You have already learned two ways to go about your problem. The complicated one is to split each of the strings into words, sort them and then weed out duplicates, which is easy in a sorted array. The easier one is to split the first string into words, search for each word in the second. Then do the same the other way round: split the second and check for words in the first.
Both approaches require that you split the strings. That's also where you seem to have problems in your code. (You've got the basic idea to look at word boundaries, but you don't seem to know how to store the words.)

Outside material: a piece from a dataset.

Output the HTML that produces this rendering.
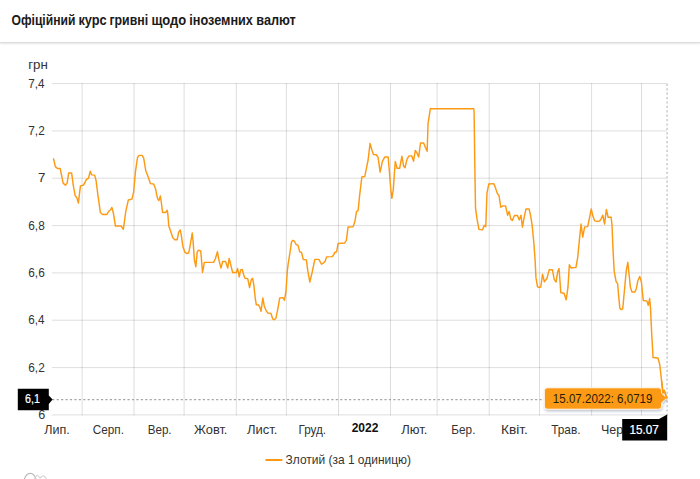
<!DOCTYPE html>
<html lang="uk"><head><meta charset="utf-8"><title>Офіційний курс гривні щодо іноземних валют</title>
<style>
html,body{margin:0;padding:0;background:#fff;}
body{width:700px;height:479px;overflow:hidden;position:relative;font-family:"Liberation Sans",sans-serif;}
.hdr{position:absolute;left:0;top:0;width:700px;height:42px;background:#fff;border-bottom:1px solid #dcdcdc;box-shadow:0 1px 2px rgba(0,0,0,0.10);}
svg{position:absolute;left:0;top:0;}
.g{stroke:#000;stroke-opacity:0.135;stroke-width:1;}
.t{font-family:"Liberation Sans",sans-serif;fill:#333;}
.b{font-weight:700;fill:#111;}
.h{font-weight:700;fill:#1a1a1a;}
.w{fill:#fff;stroke:#fff;stroke-width:0.25px;}
.k{fill:#2a1c02;}
</style></head><body>
<div class="hdr"></div>
<svg width="700" height="479" viewBox="0 0 700 479">
<defs><filter id="sh" x="-10%" y="-40%" width="120%" height="200%"><feDropShadow dx="0.5" dy="1.5" stdDeviation="1.2" flood-color="#203050" flood-opacity="0.3"/></filter></defs>
<line x1="82.1" y1="83.1" x2="82.1" y2="415.4" class="g"/>
<line x1="134.0" y1="83.1" x2="134.0" y2="415.4" class="g"/>
<line x1="184.1" y1="83.1" x2="184.1" y2="415.4" class="g"/>
<line x1="236.3" y1="83.1" x2="236.3" y2="415.4" class="g"/>
<line x1="286.4" y1="83.1" x2="286.4" y2="415.4" class="g"/>
<line x1="338.5" y1="83.1" x2="338.5" y2="415.4" class="g"/>
<line x1="390.5" y1="83.1" x2="390.5" y2="415.4" class="g"/>
<line x1="437.1" y1="83.1" x2="437.1" y2="415.4" class="g"/>
<line x1="489.2" y1="83.1" x2="489.2" y2="415.4" class="g"/>
<line x1="539.5" y1="83.1" x2="539.5" y2="415.4" class="g"/>
<line x1="591.6" y1="83.1" x2="591.6" y2="415.4" class="g"/>
<line x1="641.5" y1="83.1" x2="641.5" y2="415.4" class="g"/>
<line x1="51.8" y1="83.6" x2="667" y2="83.6" class="g"/>
<line x1="51.8" y1="130.9" x2="667" y2="130.9" class="g"/>
<line x1="51.8" y1="178.2" x2="667" y2="178.2" class="g"/>
<line x1="51.8" y1="225.6" x2="667" y2="225.6" class="g"/>
<line x1="51.8" y1="272.9" x2="667" y2="272.9" class="g"/>
<line x1="51.8" y1="320.2" x2="667" y2="320.2" class="g"/>
<line x1="51.8" y1="367.6" x2="667" y2="367.6" class="g"/>
<line x1="51.8" y1="414.9" x2="667" y2="414.9" class="g"/>
<line x1="52.2" y1="399.5" x2="667" y2="399.5" stroke="#a6a6a6" stroke-width="1.25" stroke-dasharray="2.2,2.23"/>
<line x1="667.1" y1="83.8" x2="667.1" y2="416" stroke="#d3d3d3" stroke-width="1.8" stroke-dasharray="2.2,2.2"/>
<text transform="translate(28.30,87.6) scale(0.9563,1)" class="t" font-size="12.2">7,4</text>
<text transform="translate(28.29,134.9) scale(0.9714,1)" class="t" font-size="12.2">7,2</text>
<text transform="translate(37.92,182.2) scale(1.0909,1)" class="t" font-size="12.2">7</text>
<text transform="translate(28.29,229.6) scale(0.9714,1)" class="t" font-size="12.2">6,8</text>
<text transform="translate(28.29,276.9) scale(0.9714,1)" class="t" font-size="12.2">6,6</text>
<text transform="translate(28.30,324.2) scale(0.9563,1)" class="t" font-size="12.2">6,4</text>
<text transform="translate(28.29,371.6) scale(0.9714,1)" class="t" font-size="12.2">6,2</text>
<text transform="translate(38.16,418.9) scale(1.0311,1)" class="t" font-size="12.2">6</text>
<text transform="translate(44.17,433.7) scale(1.0073,1)" class="t" font-size="12.5">Лип.</text>
<text transform="translate(92.81,433.7) scale(0.9402,1)" class="t" font-size="12.5">Серп.</text>
<text transform="translate(147.67,433.7) scale(0.9312,1)" class="t" font-size="12.5">Вер.</text>
<text transform="translate(194.04,433.7) scale(1.0281,1)" class="t" font-size="12.5">Жовт.</text>
<text transform="translate(246.97,433.7) scale(1.0429,1)" class="t" font-size="12.5">Лист.</text>
<text transform="translate(298.46,433.7) scale(0.9388,1)" class="t" font-size="12.5">Груд.</text>
<text transform="translate(401.27,433.7) scale(1.0429,1)" class="t" font-size="12.5">Лют.</text>
<text transform="translate(451.36,433.7) scale(0.9412,1)" class="t" font-size="12.5">Бер.</text>
<text transform="translate(500.90,433.7) scale(1.0994,1)" class="t" font-size="12.5">Квіт.</text>
<text transform="translate(551.16,433.7) scale(0.9492,1)" class="t" font-size="12.5">Трав.</text>
<text transform="translate(601.00,433.7) scale(1.0017,1)" class="t" font-size="12.5">Черв.</text>
<text transform="translate(351.63,432.2) scale(0.9905,1)" class="t b" font-size="12.2">2022</text>
<text transform="translate(28.27,68.8) scale(1.0647,1)" class="t" font-size="12.5">грн</text>
<text transform="translate(285.62,463.5) scale(0.9571,1)" class="t" font-size="12.5">Злотий (за 1 одиницю)</text>
<text transform="translate(11.46,24.8) scale(0.8678,1)" class="t h" font-size="14">Офіційний</text>
<text transform="translate(78.38,24.8) scale(0.9153,1)" class="t h" font-size="14">курс</text>
<text transform="translate(109.42,24.8) scale(0.8810,1)" class="t h" font-size="14">гривні</text>
<text transform="translate(151.57,24.8) scale(0.9254,1)" class="t h" font-size="14">щодо</text>
<text transform="translate(189.29,24.8) scale(0.9056,1)" class="t h" font-size="14">іноземних</text>
<text transform="translate(256.29,24.8) scale(0.9092,1)" class="t h" font-size="14">валют</text>
<path d="M53.2,158.5 L55.0,166.3 L57.1,168.1 L59.8,168.1 L61.0,173.9 L62.8,182.8 L65.1,184.9 L66.8,182.8 L68.3,172.7 L71.3,172.7 L73.0,185.5 L74.8,195.2 L76.6,197.5 L78.0,202.7 L80.1,185.5 L83.3,184.6 L86.3,178.7 L88.1,178.0 L89.9,170.9 L91.3,174.5 L94.3,174.8 L95.7,180.1 L97.5,194.3 L100.0,212.1 L102.3,214.2 L106.4,214.2 L108.2,211.2 L110.3,209.4 L111.5,207.1 L112.9,212.1 L115.1,225.7 L120.9,225.7 L123.0,228.9 L125.4,211.2 L128.0,199.6 L131.6,198.8 L133.3,191.7 L135.1,171.3 L137.2,157.1 L138.7,155.0 L141.8,155.0 L143.4,158.0 L145.4,170.4 L147.5,175.7 L150.1,183.3 L153.3,183.7 L155.1,188.1 L157.2,198.2 L158.6,200.2 L160.0,195.7 L160.9,201.4 L162.2,212.1 L165.4,212.1 L166.8,209.9 L167.5,213.8 L168.4,225.4 L170.6,231.8 L172.4,237.2 L174.2,239.3 L176.8,239.3 L178.3,231.8 L179.9,229.7 L180.9,234.5 L182.5,246.0 L184.5,251.9 L186.2,253.1 L188.4,252.6 L189.8,245.1 L191.9,232.7 L192.8,241.6 L194.0,259.3 L195.5,266.4 L196.9,251.3 L198.1,249.9 L200.4,250.5 L201.3,261.1 L202.2,272.1 L204.0,262.0 L213.2,262.0 L215.0,258.4 L217.1,251.3 L218.5,259.3 L220.6,267.7 L222.4,261.1 L225.2,261.1 L227.4,267.7 L228.8,258.1 L230.4,264.6 L232.3,272.1 L235.9,272.1 L237.3,268.2 L238.9,276.5 L240.3,269.6 L241.9,269.1 L243.3,274.4 L244.6,277.9 L247.4,278.3 L249.2,287.3 L250.8,279.7 L252.2,277.9 L253.4,284.1 L255.1,299.4 L256.0,304.4 L258.3,304.7 L259.5,307.0 L260.7,310.9 L262.5,297.6 L263.9,305.6 L265.4,309.5 L267.5,312.7 L270.5,313.0 L272.3,318.5 L273.7,319.4 L275.5,318.0 L277.2,310.0 L279.4,297.6 L282.6,297.3 L284.0,299.9 L285.6,291.4 L287.0,270.1 L287.9,263.0 L289.6,252.4 L291.1,241.8 L292.3,240.0 L294.1,240.9 L295.9,244.4 L297.6,244.8 L299.4,251.5 L301.2,252.1 L302.9,259.1 L306.0,259.5 L307.4,270.1 L309.5,281.7 L311.8,271.9 L314.5,259.0 L318.5,259.0 L321.2,263.9 L323.3,262.5 L324.8,260.9 L326.3,256.5 L331.8,256.3 L333.4,254.5 L334.3,252.1 L336.3,251.4 L337.7,243.2 L344.2,242.7 L346.0,240.0 L347.7,226.7 L352.7,226.4 L354.5,221.4 L356.2,211.1 L357.8,210.2 L359.3,194.8 L361.5,176.7 L364.4,176.2 L366.0,168.3 L367.8,159.4 L369.7,143.1 L371.3,148.8 L373.1,154.1 L375.9,154.4 L377.7,157.1 L379.8,171.8 L382.0,161.2 L384.3,156.7 L387.8,156.7 L389.0,170.9 L390.3,187.7 L391.5,198.0 L392.9,189.5 L394.9,161.2 L396.7,167.9 L399.3,167.9 L401.6,155.9 L403.2,165.6 L404.6,167.4 L406.8,158.5 L408.7,155.5 L411.4,155.5 L413.2,160.8 L414.9,150.2 L416.5,152.3 L418.3,156.7 L420.2,142.6 L423.3,142.6 L425.0,147.0 L426.8,150.9 L427.7,123.0 L430.0,108.3 L473.3,108.3 L473.7,110.6 L474.9,193.0 L475.2,208.1 L476.8,219.6 L478.6,229.0 L482.2,229.4 L483.9,225.0 L485.4,226.4 L486.6,193.0 L488.4,183.7 L493.3,183.3 L494.9,186.8 L496.9,193.0 L498.7,195.4 L500.4,206.9 L502.6,205.5 L505.2,205.5 L507.3,214.9 L508.8,211.1 L510.5,218.8 L512.0,220.2 L514.1,215.2 L517.1,215.2 L518.9,219.6 L520.6,214.9 L522.1,226.7 L523.8,217.0 L525.6,208.7 L528.8,208.7 L530.4,216.1 L531.8,225.0 L533.5,242.7 L534.8,260.5 L535.6,277.3 L537.1,286.2 L538.3,287.1 L540.4,286.7 L542.2,273.8 L544.0,281.4 L546.6,278.2 L548.9,269.3 L552.0,269.3 L553.9,279.1 L555.7,281.7 L557.4,271.1 L558.7,268.1 L560.5,292.4 L563.7,292.9 L565.8,299.5 L567.6,287.1 L569.0,264.4 L570.7,267.6 L575.6,267.0 L577.4,256.7 L579.2,238.0 L580.7,223.7 L582.4,236.8 L584.3,226.5 L587.3,226.3 L589.0,218.4 L590.9,208.6 L592.5,215.7 L594.3,220.5 L596.6,221.0 L599.3,220.7 L601.0,218.0 L602.4,214.8 L604.2,223.7 L606.0,209.1 L607.8,216.9 L610.8,216.9 L611.7,225.5 L612.5,246.0 L613.8,270.5 L615.7,281.0 L617.3,283.6 L618.5,297.5 L619.5,308.0 L620.8,309.3 L622.4,308.4 L623.7,294.2 L626.0,269.5 L627.5,262.0 L628.8,274.9 L630.1,287.2 L631.6,291.7 L634.6,291.7 L636.0,288.1 L637.6,280.1 L639.4,276.2 L641.1,281.9 L642.9,300.2 L646.5,300.5 L647.9,305.0 L649.3,298.2 L650.2,308.5 L651.4,334.5 L652.7,357.2 L657.6,357.6 L659.4,364.3 L661.2,380.3 L662.6,392.6 L663.9,390.0 L666.3,397.6" transform="translate(0.35,0.35)" fill="none" stroke="#fc9a14" stroke-width="1.45" stroke-linejoin="round" stroke-linecap="round"/>
<path d="M17.8,388.8 H48.8 V395.4 L52.6,399.5 L48.8,403.9 V410.2 H17.8 Z" fill="#000"/>
<path d="M622.2,418.9 H659 L667.2,414.5 V440.6 H622.2 Z" fill="#000"/>
<g filter="url(#sh)"><path d="M547.4,387.8 H658.6 a3,3 0 0 1 3,3 V393.2 L666.9,398.0 L661.6,402.8 V406.2 a3,3 0 0 1 -3,3 H547.4 a3,3 0 0 1 -3,-3 V390.8 a3,3 0 0 1 3,-3 Z" fill="#fc9a14" stroke="#fff" stroke-opacity="0.85" stroke-width="1"/></g>
<path d="M661.2,380.3 L662.6,392.6 L663.9,390.0 L666.3,397.6" transform="translate(0.35,0.35)" fill="none" stroke="#fc9a14" stroke-width="1.45" stroke-linejoin="round" stroke-linecap="round"/>
<text transform="translate(25.05,403.2) scale(0.8762,1)" class="t w" font-size="12.2">6,1</text>
<text transform="translate(629.56,433.6) scale(0.9586,1)" class="t w" font-size="12.2">15.07</text>
<text transform="translate(552.87,402.9) scale(0.9475,1)" class="t k" font-size="12.2">15.07.2022: 6,0719</text>
<line x1="265.4" y1="460" x2="282.4" y2="460" stroke="#fc9a14" stroke-width="2"/>
<path d="M24.2,479.5 C25.4,475.8 27.8,473.4 30.4,473.4 C33.1,473.4 35,476.2 36.1,479.5" fill="none" stroke="#b9b9b9" stroke-width="1.15"/>
<path d="M34.6,479.5 C35.3,477 36.2,475.5 37.3,475.5 C38.6,475.5 39.2,477.3 40.1,478.1 C41,477.2 41.9,475.7 43.2,475.7 C44.6,475.7 45.6,477.4 46.5,479.5" fill="none" stroke="#d2d2d2" stroke-width="1.05"/>
</svg>
</body></html>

The basic question is: How are you going to represent the words, i.e. the substrings of a C string? There are various ways. You could use pointers into the string together with a string length or you could copy them into another buffer.
Here is a sloution that splits the string a
into words and then checks whether each word can be found in b
:
/*
* Return 1 if all words in a can be found in b,
* return 0 otherwise.
*/
int split_and_check(const char *a, const char *b)
{
int begin = -1; /* marker for beginning of word */
char word[80]; /* temporary buffer for current word */
int prev = 0; /* previously read char to detect word bounaries */
int len; /* current length of word */
int i;
i = 0;
while (1) {
if (isalpha(a[i])) {
if (!isalpha(prev)) {
begin = i;
len = 0;
}
if (len < 80) word[len++] = a[i];
} else {
if (len > 0) {
word[len] = '\0'; /* manually null-terminate word */
if (strstr(b, word) == NULL) {
/* fail on string mismatch */
return 0;
}
len = 0; /* reset word-length counter */
}
}
if (a[i] == '\0') break; /* check end here to catch last word */
prev = a[i++];
}
return 1;
}
The current word is stored in the local char buffer word
and has the length len
. Note how the zero end marker '\0'
is added to word
manually before searching b
for word
: The library function strstr
looks for a string in another one. Both strings must be zero-terminated.
This is only one half of the solution. You must check the strings the other way round:
int same_words(const char *a, const char *b)
{
if (split_and_check(a, b) == 0) return 0;
if (split_and_check(b, a) == 0) return 0;
return 1;
}
This is not yet the exact solution to your problem, because the string matching is done case-sensitively. I've skipped this part, because it was easier that way: strstr
is case sensitive and I don't know of any variants that ignore the case.